PROBLEM DESCRIPTION: Leaving the pictures out, print the lines from the first line of the listing through the line containing "Serif', 'Times New", exactly as they read, and no others.
==============================
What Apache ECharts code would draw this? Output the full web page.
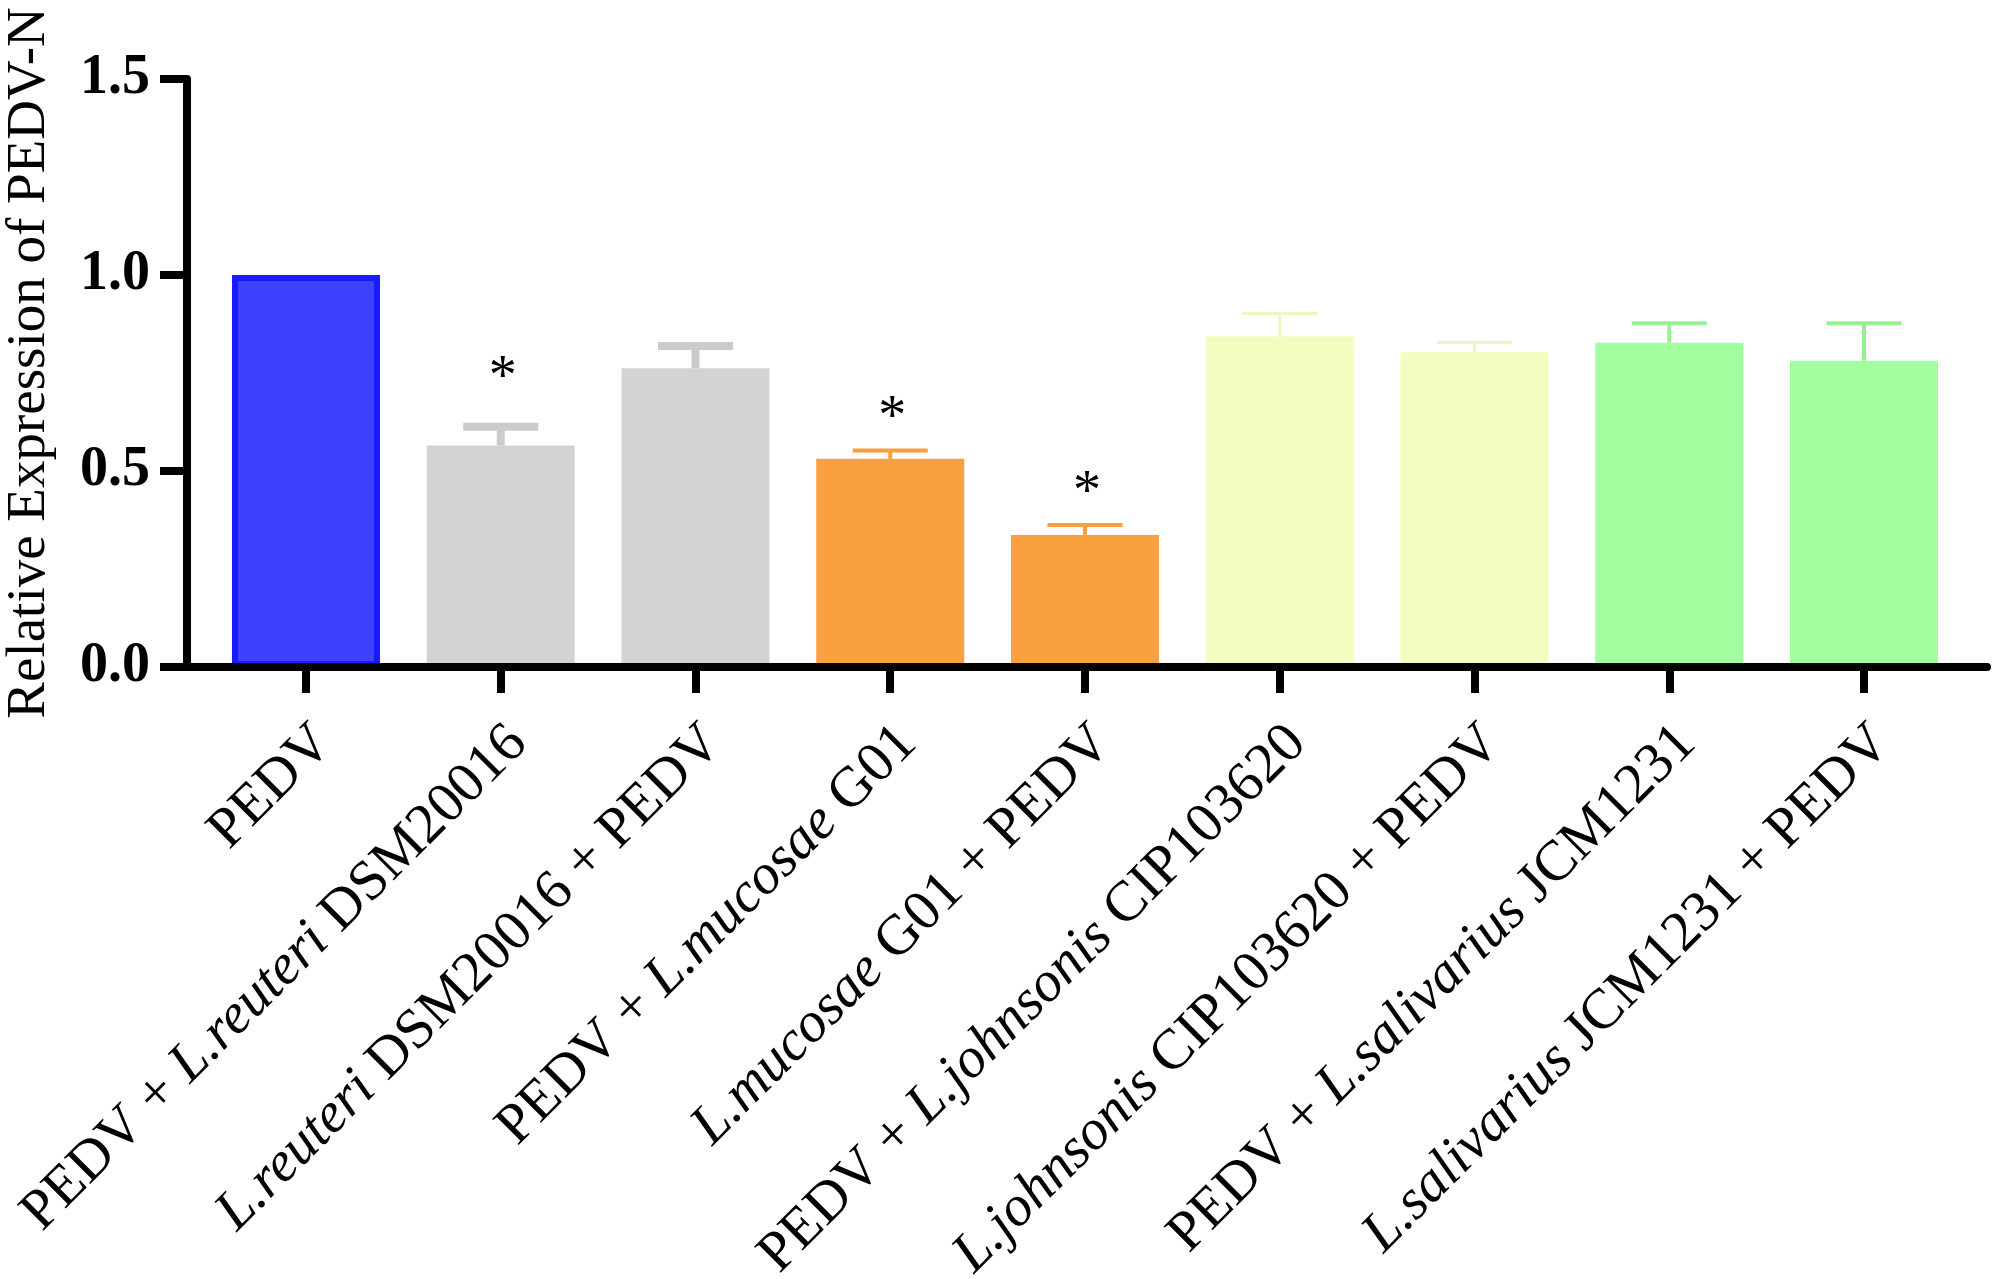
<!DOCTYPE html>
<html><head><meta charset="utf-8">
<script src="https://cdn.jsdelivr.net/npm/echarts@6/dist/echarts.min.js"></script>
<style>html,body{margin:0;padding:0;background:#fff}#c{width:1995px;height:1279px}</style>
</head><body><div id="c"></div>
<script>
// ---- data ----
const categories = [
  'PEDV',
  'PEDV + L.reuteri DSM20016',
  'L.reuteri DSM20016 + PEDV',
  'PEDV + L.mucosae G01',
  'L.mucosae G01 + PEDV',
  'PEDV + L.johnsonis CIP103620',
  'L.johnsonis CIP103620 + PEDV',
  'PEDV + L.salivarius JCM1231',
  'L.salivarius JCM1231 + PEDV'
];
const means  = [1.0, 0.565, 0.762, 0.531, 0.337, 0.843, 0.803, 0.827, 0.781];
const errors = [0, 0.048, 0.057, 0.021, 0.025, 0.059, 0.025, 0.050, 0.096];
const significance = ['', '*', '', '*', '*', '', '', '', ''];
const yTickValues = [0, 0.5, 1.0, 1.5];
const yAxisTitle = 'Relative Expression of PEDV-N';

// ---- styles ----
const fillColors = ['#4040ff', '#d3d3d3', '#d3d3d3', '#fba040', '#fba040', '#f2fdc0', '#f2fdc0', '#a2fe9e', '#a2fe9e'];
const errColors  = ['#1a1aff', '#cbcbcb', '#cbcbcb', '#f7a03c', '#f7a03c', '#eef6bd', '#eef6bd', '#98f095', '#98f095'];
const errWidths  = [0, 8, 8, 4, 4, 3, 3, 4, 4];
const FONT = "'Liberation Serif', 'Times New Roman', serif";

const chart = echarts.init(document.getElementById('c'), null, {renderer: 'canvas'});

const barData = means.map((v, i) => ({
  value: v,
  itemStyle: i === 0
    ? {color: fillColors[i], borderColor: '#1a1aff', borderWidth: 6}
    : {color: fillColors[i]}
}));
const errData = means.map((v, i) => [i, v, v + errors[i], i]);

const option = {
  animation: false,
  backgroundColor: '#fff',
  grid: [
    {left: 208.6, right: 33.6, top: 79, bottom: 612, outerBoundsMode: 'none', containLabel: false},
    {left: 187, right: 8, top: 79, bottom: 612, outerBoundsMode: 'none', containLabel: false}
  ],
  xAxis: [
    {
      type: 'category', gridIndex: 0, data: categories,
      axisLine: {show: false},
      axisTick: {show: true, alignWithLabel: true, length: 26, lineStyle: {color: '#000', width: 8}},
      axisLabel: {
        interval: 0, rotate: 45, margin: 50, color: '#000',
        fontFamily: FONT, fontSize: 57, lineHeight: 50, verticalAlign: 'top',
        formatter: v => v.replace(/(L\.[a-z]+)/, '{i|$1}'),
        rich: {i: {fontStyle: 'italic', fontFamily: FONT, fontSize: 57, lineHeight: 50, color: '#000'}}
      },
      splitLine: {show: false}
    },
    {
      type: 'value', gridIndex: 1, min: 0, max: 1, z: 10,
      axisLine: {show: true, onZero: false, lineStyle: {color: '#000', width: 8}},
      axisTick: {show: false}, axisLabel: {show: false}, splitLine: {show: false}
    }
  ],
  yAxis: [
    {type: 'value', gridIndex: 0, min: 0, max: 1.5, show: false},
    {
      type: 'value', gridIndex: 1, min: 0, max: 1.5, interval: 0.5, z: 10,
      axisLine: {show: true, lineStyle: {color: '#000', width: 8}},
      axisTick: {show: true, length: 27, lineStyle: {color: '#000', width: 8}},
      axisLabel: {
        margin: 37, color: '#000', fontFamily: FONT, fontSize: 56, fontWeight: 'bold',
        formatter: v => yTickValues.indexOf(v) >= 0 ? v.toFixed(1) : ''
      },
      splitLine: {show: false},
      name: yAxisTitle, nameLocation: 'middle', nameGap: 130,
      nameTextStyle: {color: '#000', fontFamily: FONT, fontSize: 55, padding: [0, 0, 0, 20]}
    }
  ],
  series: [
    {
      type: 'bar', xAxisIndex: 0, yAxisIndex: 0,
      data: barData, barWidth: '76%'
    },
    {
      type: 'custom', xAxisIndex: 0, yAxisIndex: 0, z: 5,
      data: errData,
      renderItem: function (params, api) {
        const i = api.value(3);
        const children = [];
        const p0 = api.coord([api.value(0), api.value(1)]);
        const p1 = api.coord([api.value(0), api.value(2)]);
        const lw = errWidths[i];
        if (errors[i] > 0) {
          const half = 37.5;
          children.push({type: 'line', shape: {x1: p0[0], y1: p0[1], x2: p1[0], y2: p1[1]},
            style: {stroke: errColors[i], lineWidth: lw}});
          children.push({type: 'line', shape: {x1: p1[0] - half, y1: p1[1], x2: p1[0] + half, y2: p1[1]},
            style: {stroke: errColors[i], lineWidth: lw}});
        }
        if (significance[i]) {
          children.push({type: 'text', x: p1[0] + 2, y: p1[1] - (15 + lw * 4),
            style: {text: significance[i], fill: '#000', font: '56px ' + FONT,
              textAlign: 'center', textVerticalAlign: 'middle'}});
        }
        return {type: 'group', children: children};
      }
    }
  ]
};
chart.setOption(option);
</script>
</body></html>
==============================
FINISHED EXERCISE:
What Apache ECharts code would draw this? Output the full web page.
<!DOCTYPE html>
<html><head><meta charset="utf-8">
<script src="https://cdn.jsdelivr.net/npm/echarts@6/dist/echarts.min.js"></script>
<style>html,body{margin:0;padding:0;background:#fff}#c{width:1995px;height:1279px}</style>
</head><body><div id="c"></div>
<script>
// ---- data ----
const categories = [
  'PEDV',
  'PEDV + L.reuteri DSM20016',
  'L.reuteri DSM20016 + PEDV',
  'PEDV + L.mucosae G01',
  'L.mucosae G01 + PEDV',
  'PEDV + L.johnsonis CIP103620',
  'L.johnsonis CIP103620 + PEDV',
  'PEDV + L.salivarius JCM1231',
  'L.salivarius JCM1231 + PEDV'
];
const means  = [1.0, 0.565, 0.762, 0.531, 0.337, 0.843, 0.803, 0.827, 0.781];
const errors = [0, 0.048, 0.057, 0.021, 0.025, 0.059, 0.025, 0.050, 0.096];
const significance = ['', '*', '', '*', '*', '', '', '', ''];
const yTickValues = [0, 0.5, 1.0, 1.5];
const yAxisTitle = 'Relative Expression of PEDV-N';

// ---- styles ----
const fillColors = ['#4040ff', '#d3d3d3', '#d3d3d3', '#fba040', '#fba040', '#f2fdc0', '#f2fdc0', '#a2fe9e', '#a2fe9e'];
const errColors  = ['#1a1aff', '#cbcbcb', '#cbcbcb', '#f7a03c', '#f7a03c', '#eef6bd', '#eef6bd', '#98f095', '#98f095'];
const errWidths  = [0, 8, 8, 4, 4, 3, 3, 4, 4];
const FONT = "'Liberation Serif', 'Times New Roman', serif";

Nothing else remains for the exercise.